The latest figure I can find for Office 365 consumer customers is 23.1 million. That number is from the previous Microsoft quarterly/annual earnings announcement in July.

Taken together, we see roughly 100 million people actively using Office 365, or at least paying for it, which one might argue is the more important metric. But this number is problematic on a number of levels.

First, there are 1.2 billion active Office users in the world. So Microsoft has only been able to convert about 8 percent of the Office user base to Office 365. This is a tiny figure for a business that was for several years Microsoft’s biggest source of revenues. The digital transformation at Office, at least for now, is more dream than reality.

Second, there are real concerns about the percentage of Office 365 subscribers that will re-up for the service, especially on the consumer side. It’s not unreasonable to believe that a huge number of those 20 million-ish Office 365 consumer users received the service for free with a new PC. And when that subscription runs out, they may decide to choose a free online option—like Google Docs—instead of actually paying. That kind of loss is doubly damaging because switching can be hard, and it’s unlikely that anyone who does make such a switch would ever come back to Office.
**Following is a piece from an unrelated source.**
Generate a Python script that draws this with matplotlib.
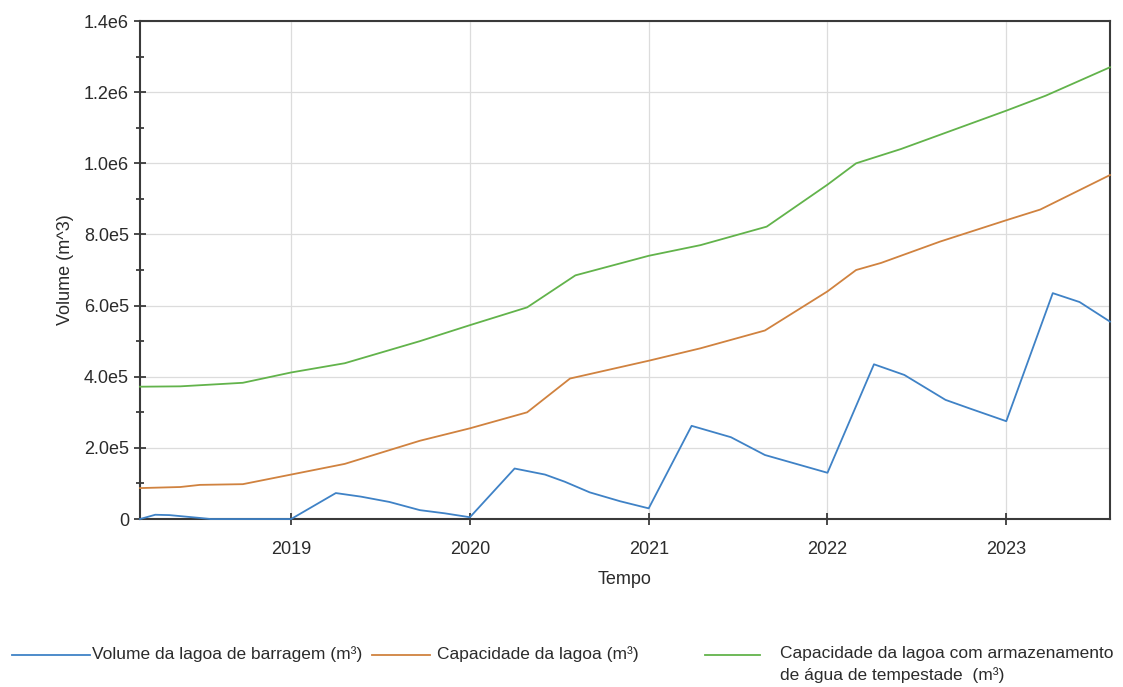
"""
Volume da lagoa de barragem vs capacidade da lagoa (2018-2023).
"""

import matplotlib
matplotlib.use("Agg")
import matplotlib.pyplot as plt
from matplotlib.lines import Line2D
from matplotlib.ticker import FixedLocator, MultipleLocator

plt.rcParams["font.family"] = ["Liberation Sans", "DejaVu Sans"]

# Time in fractional years, values in m^3.
vol_t = [2018.155, 2018.24, 2018.32, 2018.49, 2018.55, 2019.0, 2019.25, 2019.39,
         2019.55, 2019.72, 2019.86, 2020.0, 2020.25, 2020.42, 2020.53, 2020.67,
         2020.84, 2021.0, 2021.24, 2021.46, 2021.65, 2021.79, 2022.0, 2022.26,
         2022.43, 2022.66, 2022.80, 2023.0, 2023.26, 2023.41, 2023.58]
vol_v = [0, 12000, 11000, 3000, 0, 0, 73000, 63000,
         48000, 25000, 16000, 5000, 142000, 125000, 105000, 75000,
         50000, 30000, 262000, 230000, 180000, 160000, 130000, 435000,
         405000, 335000, 310000, 275000, 635000, 610000, 555000]

cap_t = [2018.155, 2018.38, 2018.49, 2018.73, 2019.0, 2019.30, 2019.72, 2020.0,
         2020.32, 2020.56, 2020.78, 2021.0, 2021.29, 2021.65, 2022.0, 2022.16,
         2022.30, 2022.63, 2023.0, 2023.19, 2023.58]
cap_v = [87000, 90000, 96000, 98000, 125000, 155000, 220000, 255000,
         300000, 395000, 420000, 445000, 480000, 530000, 640000, 700000,
         720000, 780000, 840000, 870000, 967000]

storm_t = [2018.155, 2018.38, 2018.73, 2019.0, 2019.30, 2019.72, 2020.0, 2020.32,
           2020.59, 2021.0, 2021.29, 2021.66, 2022.0, 2022.16, 2022.41, 2023.0,
           2023.22, 2023.58]
storm_v = [372000, 373000, 383000, 412000, 438000, 500000, 545000, 595000,
           685000, 740000, 770000, 822000, 940000, 1000000, 1040000, 1148000,
           1190000, 1270000]

year_ticks = [2019, 2020, 2021, 2022, 2023]
y_ticks = [0, 2e5, 4e5, 6e5, 8e5, 1.0e6, 1.2e6, 1.4e6]
y_labels = ["0", "2.0e5", "4.0e5", "6.0e5", "8.0e5", "1.0e6", "1.2e6", "1.4e6"]

legend_labels = [
    "Volume da lagoa de barragem (m³)",
    "Capacidade da lagoa (m³)",
    "Capacidade da lagoa com armazenamento\nde água de tempestade  (m³)",
]

BLUE = "#3f82c6"
ORANGE = "#d0823f"
GREEN = "#62b34b"
DARK = "#2b2b2b"

fig = plt.figure(figsize=(11.23, 6.87), dpi=100)
ax = fig.add_axes([0.1247, 0.2445, 0.8637, 0.7249])

ax.plot(storm_t, storm_v, color=GREEN, lw=1.3, clip_on=False, zorder=4)
ax.plot(cap_t, cap_v, color=ORANGE, lw=1.3, clip_on=False, zorder=4)
ax.plot(vol_t, vol_v, color=BLUE, lw=1.3, clip_on=False, zorder=4)

ax.set_xlim(2018.155, 2023.58)
ax.set_ylim(0, 1.4e6)

ax.xaxis.set_major_locator(FixedLocator(year_ticks))
ax.set_xticklabels([str(y) for y in year_ticks])
ax.yaxis.set_major_locator(FixedLocator(y_ticks))
ax.set_yticklabels(y_labels)
ax.yaxis.set_minor_locator(MultipleLocator(1e5))

ax.tick_params(axis="both", which="major", labelsize=13, colors=DARK,
               direction="inout", length=8, width=1.2)
ax.tick_params(axis="y", which="minor", direction="inout", length=6,
               width=1.2, color=DARK)
ax.tick_params(axis="x", pad=12)
ax.tick_params(axis="y", pad=4)

ax.grid(True, which="major", color="#dcdcdc", lw=0.9)
ax.set_axisbelow(True)

for side in ax.spines.values():
    side.set_color("#3a3a3a")
    side.set_linewidth(1.5)

ax.set_xlabel("Tempo", fontsize=13, color=DARK, labelpad=9)
ax.set_ylabel("Volume (m^3)", fontsize=13, color=DARK, labelpad=7)

# Legend row at the bottom, laid out by hand.
W, H = 1123, 687
entries = [
    (12, 90, 92, BLUE, legend_labels[0]),
    (372, 430, 437, ORANGE, legend_labels[1]),
    (705, 760, 780, GREEN, legend_labels[2]),
]
ly = 655
for x0, x1, xt, col, lab in entries:
    fig.add_artist(Line2D([x0 / W, x1 / W], [1 - ly / H, 1 - ly / H],
                          color=col, lw=1.3, transform=fig.transFigure))
    fig.text(xt / W, 1 - (ly - 9) / H, lab, fontsize=12.5,
             color=DARK, ha="left", va="top", linespacing=1.45)

fig.savefig("out.png", dpi=100, facecolor="white")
And then there’s the simple fact that 100 million is not a big number for a service that has been available in its current incarnation for several years. Office 365 isn’t new, like Windows 10, it first debuted in 2011. And the consumer versions first shipped in early 2013. Granted, it’s not clear what, exactly, Office 365 is comparable to: Windows 10 is something users acquire once; it’s not a subscription service. And most members of the “billion user club” are free services like Facebook.

Finally, there is the ugly truth that Office 365 is much less lucrative for Microsoft than its old Office business. That is, even if Microsoft does successfully convert its entire Office user base to the service, it will earn much lower revenues and profits than before. This is, of course, a long-term concern that impacts much more than just Office. But then that explains Microsoft’s new financial reporting: By “hiding” Office 365 inside of one of its three core businesses and only selectively releasing usage numbers, Microsoft makes it impossible to compare today’s revenues directly with those of the past.

What this all comes back to, I think, is the cost of Microsoft’s transition from a provider of traditional software to a cloud services vendor. If Microsoft didn’t undergo this transition, it’s losses in Office would be even worse, because users—especially new users—would just choose free online solutions in ever-bigger numbers.

With Office, Microsoft is between a rock in a hard place. Its old Office business was more lucrative, but it was going to disappear no matter what Microsoft did. It’s newer Office 365 service is less lucrative, and it competes with free and low-cost services from competitors, like Google and Apple, that are popular with millennials and education. The goal is to offer the best service it can, while stemming the losses, and trying to actually grow this new business in a pretty hostile environment.

On that note, maybe 100 million for a paid subscription service is in fact pretty damned impressive.